Шрифт:
Закладка:
С поразительной для жителей полудикого края уверенностью отцы-основатели Америки взялись отстаивать республиканскую добродетель, на практике применив идеи французского Просвещения. Они даже обратились к Гудону, великому скульптору эпохи Просвещения, с просьбой увековечить их славного главнокомандующего. Статуя Джорджа Вашингтона работы Гудона и сейчас стоит в главном городе Виргинии Ричмонде – в Капитолии, который Томас Джефферсон спроектировал по образцу греческого храма (Мезон Карре) в Ниме. Начав эту главу с гудоновского Вольтера и его улыбки разума, завершить ее можно было бы гудоновским Вашингтоном. С улыбками покончено. Свою новую модель Гудон запечатлел в облике любимого героя республиканского Рима, добропорядочного «сельского джентльмена», взявшегося за оружие, чтобы защитить гражданские свободы. И в минуту оптимизма у кого-то может мелькнуть надежда на то, что под толстым слоем бесстыдства и продажности американской политики еще остаются крохи того первоначального идеала.

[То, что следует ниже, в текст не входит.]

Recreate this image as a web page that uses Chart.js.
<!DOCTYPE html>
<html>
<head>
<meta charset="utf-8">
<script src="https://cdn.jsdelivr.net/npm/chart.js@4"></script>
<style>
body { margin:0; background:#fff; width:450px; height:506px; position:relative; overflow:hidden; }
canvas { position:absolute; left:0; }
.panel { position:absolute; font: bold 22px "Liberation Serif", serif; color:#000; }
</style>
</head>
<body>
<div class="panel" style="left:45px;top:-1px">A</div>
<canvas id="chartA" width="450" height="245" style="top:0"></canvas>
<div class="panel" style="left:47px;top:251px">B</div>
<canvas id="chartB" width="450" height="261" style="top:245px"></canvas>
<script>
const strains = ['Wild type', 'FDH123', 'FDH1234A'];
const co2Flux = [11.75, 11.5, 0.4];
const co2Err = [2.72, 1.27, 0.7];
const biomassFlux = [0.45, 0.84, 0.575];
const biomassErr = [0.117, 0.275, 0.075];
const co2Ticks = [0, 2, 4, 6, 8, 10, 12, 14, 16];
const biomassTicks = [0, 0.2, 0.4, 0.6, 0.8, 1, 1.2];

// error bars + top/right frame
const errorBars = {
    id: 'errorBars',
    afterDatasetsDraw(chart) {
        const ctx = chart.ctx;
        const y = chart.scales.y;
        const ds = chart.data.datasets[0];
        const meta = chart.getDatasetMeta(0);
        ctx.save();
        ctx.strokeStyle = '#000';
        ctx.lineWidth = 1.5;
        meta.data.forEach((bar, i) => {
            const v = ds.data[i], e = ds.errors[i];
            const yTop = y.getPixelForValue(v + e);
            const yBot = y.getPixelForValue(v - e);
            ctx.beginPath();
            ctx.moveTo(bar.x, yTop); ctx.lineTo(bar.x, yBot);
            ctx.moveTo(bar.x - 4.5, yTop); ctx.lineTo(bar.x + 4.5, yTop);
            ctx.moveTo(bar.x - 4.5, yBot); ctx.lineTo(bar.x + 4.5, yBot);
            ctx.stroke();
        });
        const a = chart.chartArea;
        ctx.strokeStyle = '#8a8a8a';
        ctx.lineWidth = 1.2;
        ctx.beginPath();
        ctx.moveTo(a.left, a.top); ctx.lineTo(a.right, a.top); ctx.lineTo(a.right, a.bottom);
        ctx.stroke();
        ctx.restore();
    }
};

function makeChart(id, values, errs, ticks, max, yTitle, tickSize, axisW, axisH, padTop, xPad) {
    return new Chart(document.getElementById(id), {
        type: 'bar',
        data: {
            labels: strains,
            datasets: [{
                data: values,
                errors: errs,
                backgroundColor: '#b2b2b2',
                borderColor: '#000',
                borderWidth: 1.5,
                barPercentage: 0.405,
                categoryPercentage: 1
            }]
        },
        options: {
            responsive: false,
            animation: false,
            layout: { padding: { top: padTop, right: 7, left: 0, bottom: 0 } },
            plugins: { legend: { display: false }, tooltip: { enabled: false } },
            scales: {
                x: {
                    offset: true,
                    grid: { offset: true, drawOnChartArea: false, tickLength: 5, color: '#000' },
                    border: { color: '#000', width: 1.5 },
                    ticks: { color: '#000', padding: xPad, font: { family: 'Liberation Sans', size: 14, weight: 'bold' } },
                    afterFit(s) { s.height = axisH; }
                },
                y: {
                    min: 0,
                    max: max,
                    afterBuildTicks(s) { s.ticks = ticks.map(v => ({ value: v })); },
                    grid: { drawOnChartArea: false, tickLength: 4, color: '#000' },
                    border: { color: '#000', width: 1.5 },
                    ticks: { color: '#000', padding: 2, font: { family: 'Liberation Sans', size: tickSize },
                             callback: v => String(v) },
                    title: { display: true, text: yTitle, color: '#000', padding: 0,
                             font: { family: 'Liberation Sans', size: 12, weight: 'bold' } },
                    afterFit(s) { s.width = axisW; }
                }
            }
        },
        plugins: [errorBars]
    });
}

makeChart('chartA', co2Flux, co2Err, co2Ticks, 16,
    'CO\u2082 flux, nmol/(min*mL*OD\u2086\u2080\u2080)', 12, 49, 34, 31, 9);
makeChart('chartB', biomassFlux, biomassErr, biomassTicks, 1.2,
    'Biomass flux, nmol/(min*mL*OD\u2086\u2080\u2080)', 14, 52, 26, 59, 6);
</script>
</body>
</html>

Столица, носящая имя первого президента, – тоже дитя, великовозрастное и немного косноязычное дитя французского Просвещения. Генеральный план застройки нового города был разработан американизировавшимся французским инженером Ланфаном под руководством Джефферсона, и это самый грандиозный градостроительный проект со времен Сикста V, затеявшего перестройку Рима. Огромные зеленые газоны, длинные прямые проспекты с неоклассическими айсбергами общественных зданий на пересечениях лучей: эти здания существуют словно бы отдельно от окружающих их жилых домов и магазинов. Кажется, общей картине недостает столь характерной американской витальности. Однако нужно понимать, что для всех прибывавших из Старого Света с багажом самых разных традиций и убеждений Америке требовалось создать новый миф. Он-то и одухотворил беломраморные мемориалы Вашингтона, Линкольна и Джефферсона искренним пафосом, как правило отсутствующим в подобных монументах. «Мы считаем самоочевидными следующие истины: что все люди созданы равными; что они наделены Творцом определенными неотъемлемыми правами, к числу которых относятся право на жизнь, на свободу и на стремление к счастью; что для обеспечения этих прав учреждены правительства». «Самоочевидные истины»… Знакомый голос эпохи Просвещения. Но на противоположной стене мы видим не столь известные высказывания Джефферсона, которые и сегодня задевают нас за живое: «Мне делается страшно за страну при мысли, что Господь справедлив и что справедливость его не может спать вечно. Все отношения между хозяином и рабом есть проявление деспотизма. Ничто не записано в книге судеб с такой определенностью, как то, что эти люди [рабы] должны быть свободными»[148]. Благостная картина: воочию представший идеал. Но какие проблемы скрываются за ним – почти неразрешимые! Вернее, совершенно неразрешимые, если уповать только на улыбку разума.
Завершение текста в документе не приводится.